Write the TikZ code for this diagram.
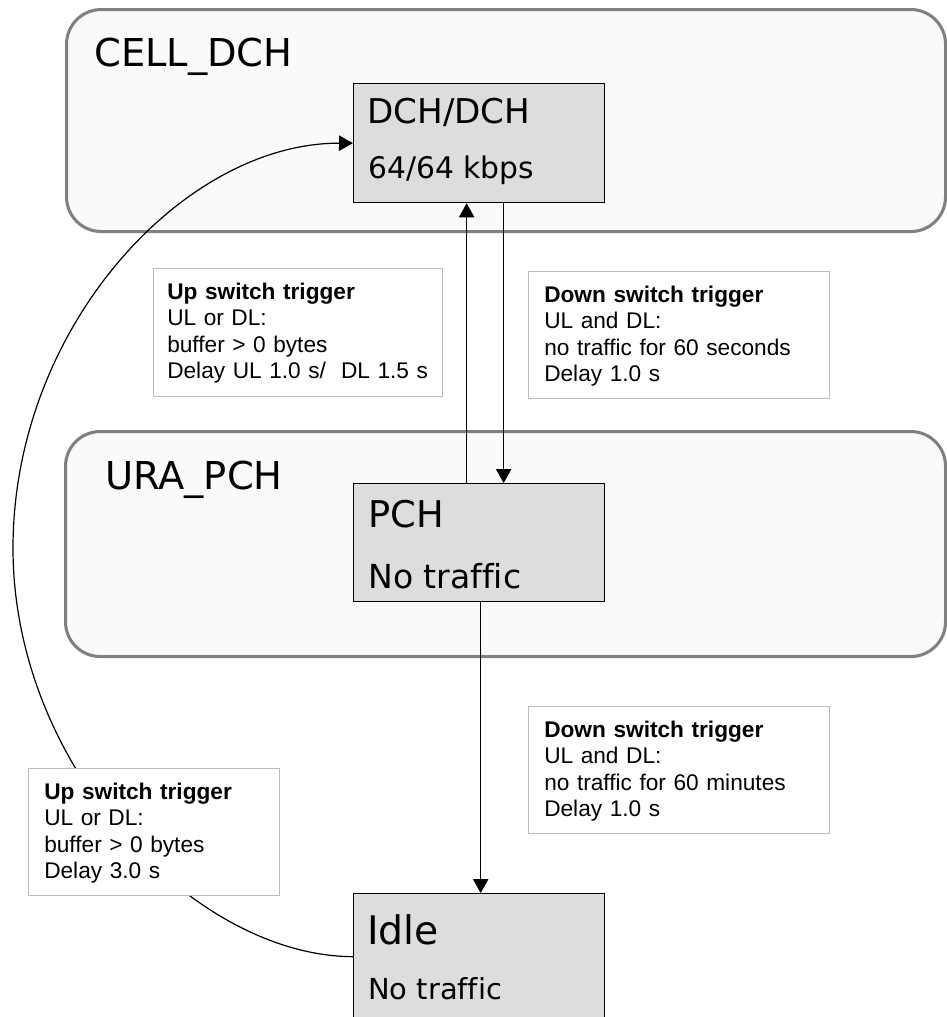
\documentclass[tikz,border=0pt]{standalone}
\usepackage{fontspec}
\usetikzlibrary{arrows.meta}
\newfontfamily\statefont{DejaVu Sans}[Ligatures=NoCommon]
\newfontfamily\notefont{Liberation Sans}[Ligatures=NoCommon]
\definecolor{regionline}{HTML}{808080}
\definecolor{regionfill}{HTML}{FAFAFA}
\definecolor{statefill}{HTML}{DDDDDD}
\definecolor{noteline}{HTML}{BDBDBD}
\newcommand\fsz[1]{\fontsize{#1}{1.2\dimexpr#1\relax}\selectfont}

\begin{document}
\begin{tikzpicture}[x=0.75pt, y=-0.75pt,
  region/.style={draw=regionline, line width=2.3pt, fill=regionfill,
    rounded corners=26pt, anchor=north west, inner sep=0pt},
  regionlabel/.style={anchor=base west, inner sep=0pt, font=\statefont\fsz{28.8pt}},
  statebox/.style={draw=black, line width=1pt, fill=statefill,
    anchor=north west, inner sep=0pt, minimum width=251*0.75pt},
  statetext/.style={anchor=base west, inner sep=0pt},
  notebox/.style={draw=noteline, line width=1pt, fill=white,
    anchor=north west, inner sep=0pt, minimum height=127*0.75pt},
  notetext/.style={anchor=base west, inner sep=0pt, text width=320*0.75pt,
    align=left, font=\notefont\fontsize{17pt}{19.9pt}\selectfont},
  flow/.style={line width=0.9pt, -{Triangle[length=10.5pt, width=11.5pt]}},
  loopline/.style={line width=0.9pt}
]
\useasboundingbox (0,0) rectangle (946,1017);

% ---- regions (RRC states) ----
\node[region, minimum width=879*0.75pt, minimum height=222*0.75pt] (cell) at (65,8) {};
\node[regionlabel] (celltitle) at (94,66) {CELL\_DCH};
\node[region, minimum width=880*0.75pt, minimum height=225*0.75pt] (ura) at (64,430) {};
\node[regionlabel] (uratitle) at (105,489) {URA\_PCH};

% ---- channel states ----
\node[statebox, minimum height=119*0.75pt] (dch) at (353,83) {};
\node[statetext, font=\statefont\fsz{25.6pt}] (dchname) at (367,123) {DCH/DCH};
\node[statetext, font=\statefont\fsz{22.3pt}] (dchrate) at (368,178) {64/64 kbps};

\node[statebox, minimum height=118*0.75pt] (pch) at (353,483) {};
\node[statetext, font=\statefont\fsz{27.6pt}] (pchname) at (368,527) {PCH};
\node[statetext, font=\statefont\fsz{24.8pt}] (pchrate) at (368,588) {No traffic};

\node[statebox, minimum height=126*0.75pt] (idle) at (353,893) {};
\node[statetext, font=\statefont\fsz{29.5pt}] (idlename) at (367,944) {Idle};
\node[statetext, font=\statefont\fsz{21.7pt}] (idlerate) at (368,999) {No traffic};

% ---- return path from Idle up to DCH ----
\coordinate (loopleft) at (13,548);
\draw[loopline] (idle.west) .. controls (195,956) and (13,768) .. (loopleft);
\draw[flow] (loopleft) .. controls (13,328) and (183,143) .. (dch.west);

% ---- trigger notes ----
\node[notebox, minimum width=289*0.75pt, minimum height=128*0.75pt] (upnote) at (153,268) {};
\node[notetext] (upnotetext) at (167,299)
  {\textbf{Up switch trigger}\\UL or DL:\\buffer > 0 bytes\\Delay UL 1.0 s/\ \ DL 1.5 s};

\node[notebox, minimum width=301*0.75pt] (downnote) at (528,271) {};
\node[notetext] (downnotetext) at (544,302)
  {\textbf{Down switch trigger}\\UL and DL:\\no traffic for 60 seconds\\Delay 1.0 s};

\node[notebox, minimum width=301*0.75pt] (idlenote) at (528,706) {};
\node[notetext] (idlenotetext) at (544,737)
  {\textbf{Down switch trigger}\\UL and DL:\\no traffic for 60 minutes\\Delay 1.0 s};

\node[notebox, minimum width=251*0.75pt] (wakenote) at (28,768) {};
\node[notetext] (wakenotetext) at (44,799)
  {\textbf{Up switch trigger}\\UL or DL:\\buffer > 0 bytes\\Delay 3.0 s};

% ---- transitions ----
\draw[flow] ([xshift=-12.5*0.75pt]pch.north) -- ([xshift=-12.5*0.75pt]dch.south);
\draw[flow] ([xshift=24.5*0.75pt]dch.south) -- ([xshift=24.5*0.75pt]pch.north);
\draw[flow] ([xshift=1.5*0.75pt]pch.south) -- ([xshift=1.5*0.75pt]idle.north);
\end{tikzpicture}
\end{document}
========
**Direction**: Exactly as written, please give again the lines from the beginning of the listing through the line containing "(dchrate) at (368,178)", inclusive, without any pictures.

**The response**:
Write the TikZ code for this diagram.
\documentclass[tikz,border=0pt]{standalone}
\usepackage{fontspec}
\usetikzlibrary{arrows.meta}
\newfontfamily\statefont{DejaVu Sans}[Ligatures=NoCommon]
\newfontfamily\notefont{Liberation Sans}[Ligatures=NoCommon]
\definecolor{regionline}{HTML}{808080}
\definecolor{regionfill}{HTML}{FAFAFA}
\definecolor{statefill}{HTML}{DDDDDD}
\definecolor{noteline}{HTML}{BDBDBD}
\newcommand\fsz[1]{\fontsize{#1}{1.2\dimexpr#1\relax}\selectfont}

\begin{document}
\begin{tikzpicture}[x=0.75pt, y=-0.75pt,
  region/.style={draw=regionline, line width=2.3pt, fill=regionfill,
    rounded corners=26pt, anchor=north west, inner sep=0pt},
  regionlabel/.style={anchor=base west, inner sep=0pt, font=\statefont\fsz{28.8pt}},
  statebox/.style={draw=black, line width=1pt, fill=statefill,
    anchor=north west, inner sep=0pt, minimum width=251*0.75pt},
  statetext/.style={anchor=base west, inner sep=0pt},
  notebox/.style={draw=noteline, line width=1pt, fill=white,
    anchor=north west, inner sep=0pt, minimum height=127*0.75pt},
  notetext/.style={anchor=base west, inner sep=0pt, text width=320*0.75pt,
    align=left, font=\notefont\fontsize{17pt}{19.9pt}\selectfont},
  flow/.style={line width=0.9pt, -{Triangle[length=10.5pt, width=11.5pt]}},
  loopline/.style={line width=0.9pt}
]
\useasboundingbox (0,0) rectangle (946,1017);

% ---- regions (RRC states) ----
\node[region, minimum width=879*0.75pt, minimum height=222*0.75pt] (cell) at (65,8) {};
\node[regionlabel] (celltitle) at (94,66) {CELL\_DCH};
\node[region, minimum width=880*0.75pt, minimum height=225*0.75pt] (ura) at (64,430) {};
\node[regionlabel] (uratitle) at (105,489) {URA\_PCH};

% ---- channel states ----
\node[statebox, minimum height=119*0.75pt] (dch) at (353,83) {};
\node[statetext, font=\statefont\fsz{25.6pt}] (dchname) at (367,123) {DCH/DCH};
\node[statetext, font=\statefont\fsz{22.3pt}] (dchrate) at (368,178) {64/64 kbps};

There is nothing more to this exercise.